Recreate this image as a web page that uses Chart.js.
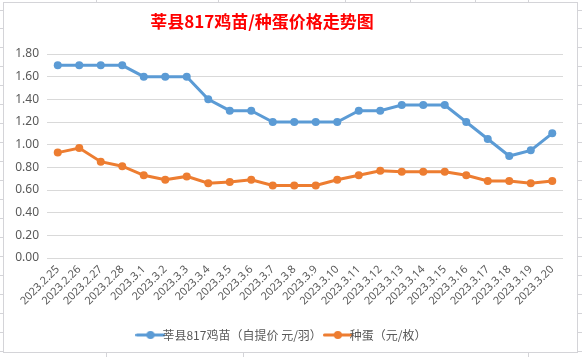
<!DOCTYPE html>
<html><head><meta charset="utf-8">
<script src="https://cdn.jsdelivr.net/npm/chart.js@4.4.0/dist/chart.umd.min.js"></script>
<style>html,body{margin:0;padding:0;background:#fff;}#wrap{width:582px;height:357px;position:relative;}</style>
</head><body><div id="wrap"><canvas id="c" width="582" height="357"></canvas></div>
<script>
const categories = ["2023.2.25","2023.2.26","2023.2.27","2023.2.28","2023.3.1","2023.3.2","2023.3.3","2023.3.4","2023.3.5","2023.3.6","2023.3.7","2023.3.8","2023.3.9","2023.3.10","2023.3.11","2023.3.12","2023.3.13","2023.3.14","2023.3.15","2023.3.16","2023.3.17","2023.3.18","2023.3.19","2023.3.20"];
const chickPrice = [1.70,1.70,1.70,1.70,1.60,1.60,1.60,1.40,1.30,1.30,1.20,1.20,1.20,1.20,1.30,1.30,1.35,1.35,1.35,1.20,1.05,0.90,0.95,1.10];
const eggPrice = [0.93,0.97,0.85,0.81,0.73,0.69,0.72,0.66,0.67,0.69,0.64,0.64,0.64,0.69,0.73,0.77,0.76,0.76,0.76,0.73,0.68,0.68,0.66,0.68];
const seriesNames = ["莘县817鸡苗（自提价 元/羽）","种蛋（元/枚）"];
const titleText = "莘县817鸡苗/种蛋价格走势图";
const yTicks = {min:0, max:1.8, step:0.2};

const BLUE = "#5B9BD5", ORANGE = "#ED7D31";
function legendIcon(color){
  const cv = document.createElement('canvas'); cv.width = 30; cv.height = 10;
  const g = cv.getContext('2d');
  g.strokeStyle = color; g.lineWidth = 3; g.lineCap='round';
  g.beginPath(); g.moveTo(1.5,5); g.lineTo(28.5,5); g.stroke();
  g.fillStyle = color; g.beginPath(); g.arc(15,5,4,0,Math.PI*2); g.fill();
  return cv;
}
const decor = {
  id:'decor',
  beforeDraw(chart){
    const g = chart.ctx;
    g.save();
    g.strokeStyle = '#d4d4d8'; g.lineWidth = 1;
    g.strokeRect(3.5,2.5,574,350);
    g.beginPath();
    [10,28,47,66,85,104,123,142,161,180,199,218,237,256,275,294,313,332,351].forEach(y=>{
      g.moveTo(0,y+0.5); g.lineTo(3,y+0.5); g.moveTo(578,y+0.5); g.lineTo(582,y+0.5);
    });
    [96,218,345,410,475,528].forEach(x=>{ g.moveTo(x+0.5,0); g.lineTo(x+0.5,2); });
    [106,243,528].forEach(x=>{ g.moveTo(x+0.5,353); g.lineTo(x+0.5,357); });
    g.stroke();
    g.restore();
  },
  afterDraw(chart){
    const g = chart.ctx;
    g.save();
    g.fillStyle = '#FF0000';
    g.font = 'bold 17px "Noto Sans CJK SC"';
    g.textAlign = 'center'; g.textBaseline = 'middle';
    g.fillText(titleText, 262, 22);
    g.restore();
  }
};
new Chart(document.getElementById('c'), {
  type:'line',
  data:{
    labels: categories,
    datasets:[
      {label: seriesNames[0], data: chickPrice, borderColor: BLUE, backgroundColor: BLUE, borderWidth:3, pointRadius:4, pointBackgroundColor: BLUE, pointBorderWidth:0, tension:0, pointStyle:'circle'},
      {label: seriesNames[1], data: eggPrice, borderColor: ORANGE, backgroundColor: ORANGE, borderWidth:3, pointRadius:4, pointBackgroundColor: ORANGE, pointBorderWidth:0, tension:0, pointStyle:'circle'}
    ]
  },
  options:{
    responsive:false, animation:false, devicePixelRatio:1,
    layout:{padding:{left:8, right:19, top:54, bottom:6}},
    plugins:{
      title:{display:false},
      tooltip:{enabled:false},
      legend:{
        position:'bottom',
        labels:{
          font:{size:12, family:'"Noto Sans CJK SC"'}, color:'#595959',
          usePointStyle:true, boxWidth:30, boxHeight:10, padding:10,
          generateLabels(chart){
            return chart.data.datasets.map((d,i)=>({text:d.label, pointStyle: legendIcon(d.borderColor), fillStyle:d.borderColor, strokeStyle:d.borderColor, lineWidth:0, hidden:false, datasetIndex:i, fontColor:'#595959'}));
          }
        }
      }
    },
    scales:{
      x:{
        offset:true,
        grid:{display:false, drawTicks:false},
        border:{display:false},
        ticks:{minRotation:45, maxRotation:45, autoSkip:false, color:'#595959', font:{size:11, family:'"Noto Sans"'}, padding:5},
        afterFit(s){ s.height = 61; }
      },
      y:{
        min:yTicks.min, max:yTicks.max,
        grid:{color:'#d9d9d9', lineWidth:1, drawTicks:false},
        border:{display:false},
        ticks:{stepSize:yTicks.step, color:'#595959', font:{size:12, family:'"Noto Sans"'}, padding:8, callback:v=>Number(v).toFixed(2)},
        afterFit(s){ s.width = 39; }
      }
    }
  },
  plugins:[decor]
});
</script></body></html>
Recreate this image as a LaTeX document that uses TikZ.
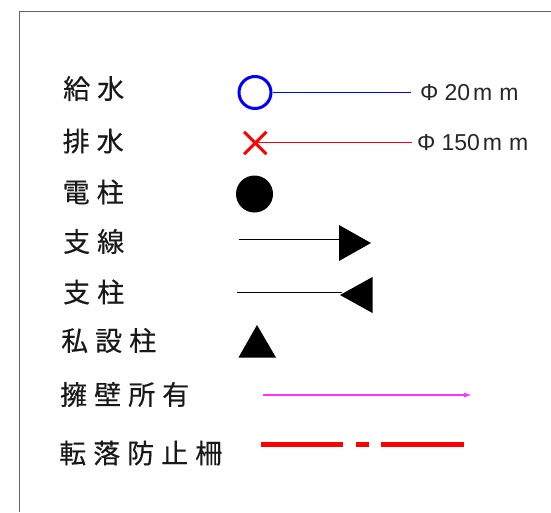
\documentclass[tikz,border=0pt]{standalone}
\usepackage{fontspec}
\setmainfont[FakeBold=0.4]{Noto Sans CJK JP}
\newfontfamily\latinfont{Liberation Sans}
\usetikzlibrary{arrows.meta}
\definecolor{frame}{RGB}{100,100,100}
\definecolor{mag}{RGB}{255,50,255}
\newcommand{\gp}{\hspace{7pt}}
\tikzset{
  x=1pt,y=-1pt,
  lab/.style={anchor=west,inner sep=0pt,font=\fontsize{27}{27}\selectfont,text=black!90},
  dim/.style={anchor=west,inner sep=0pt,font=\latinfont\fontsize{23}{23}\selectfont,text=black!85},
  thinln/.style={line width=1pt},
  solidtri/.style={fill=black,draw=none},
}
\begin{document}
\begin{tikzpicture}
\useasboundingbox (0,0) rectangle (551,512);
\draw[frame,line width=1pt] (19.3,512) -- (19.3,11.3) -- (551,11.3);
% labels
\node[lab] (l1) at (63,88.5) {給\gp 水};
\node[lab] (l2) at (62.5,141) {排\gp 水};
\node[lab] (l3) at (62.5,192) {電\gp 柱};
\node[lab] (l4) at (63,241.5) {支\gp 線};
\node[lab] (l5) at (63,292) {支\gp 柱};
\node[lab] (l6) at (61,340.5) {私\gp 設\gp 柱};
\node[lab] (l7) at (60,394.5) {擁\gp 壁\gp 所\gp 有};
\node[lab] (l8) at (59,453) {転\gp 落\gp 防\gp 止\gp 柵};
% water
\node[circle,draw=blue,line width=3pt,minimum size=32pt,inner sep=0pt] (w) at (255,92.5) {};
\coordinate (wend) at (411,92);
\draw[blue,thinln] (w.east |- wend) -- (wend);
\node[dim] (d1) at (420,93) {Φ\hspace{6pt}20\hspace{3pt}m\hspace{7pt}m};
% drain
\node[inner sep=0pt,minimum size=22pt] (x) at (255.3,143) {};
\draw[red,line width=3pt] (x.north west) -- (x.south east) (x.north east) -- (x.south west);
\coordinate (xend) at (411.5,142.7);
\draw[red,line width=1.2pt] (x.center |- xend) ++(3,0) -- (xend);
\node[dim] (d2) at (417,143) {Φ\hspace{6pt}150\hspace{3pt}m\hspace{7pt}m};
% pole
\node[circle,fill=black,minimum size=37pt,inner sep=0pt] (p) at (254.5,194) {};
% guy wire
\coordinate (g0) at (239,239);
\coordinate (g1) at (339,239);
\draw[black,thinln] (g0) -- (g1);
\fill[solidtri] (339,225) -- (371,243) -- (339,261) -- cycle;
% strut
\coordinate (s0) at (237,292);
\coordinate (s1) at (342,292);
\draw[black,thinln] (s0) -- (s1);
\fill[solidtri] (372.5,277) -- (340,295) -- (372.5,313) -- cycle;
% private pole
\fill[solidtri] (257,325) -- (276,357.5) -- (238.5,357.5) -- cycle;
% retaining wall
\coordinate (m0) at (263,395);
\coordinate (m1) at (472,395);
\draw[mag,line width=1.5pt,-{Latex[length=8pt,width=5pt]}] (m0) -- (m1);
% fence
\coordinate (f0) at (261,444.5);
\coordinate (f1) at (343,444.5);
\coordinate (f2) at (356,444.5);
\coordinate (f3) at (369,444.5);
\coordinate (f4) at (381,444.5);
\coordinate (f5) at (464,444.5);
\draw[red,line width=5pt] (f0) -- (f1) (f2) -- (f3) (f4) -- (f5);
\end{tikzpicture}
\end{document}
◆ ◆ ◆
* _DIRECTIONS_: Which lines in the records above contain the string "uses"? Copy each one.

* _RESULT OF THIS EXERCISE_:
Recreate this image as a web page that uses Chart.js.
Recreate this image as a LaTeX document that uses TikZ.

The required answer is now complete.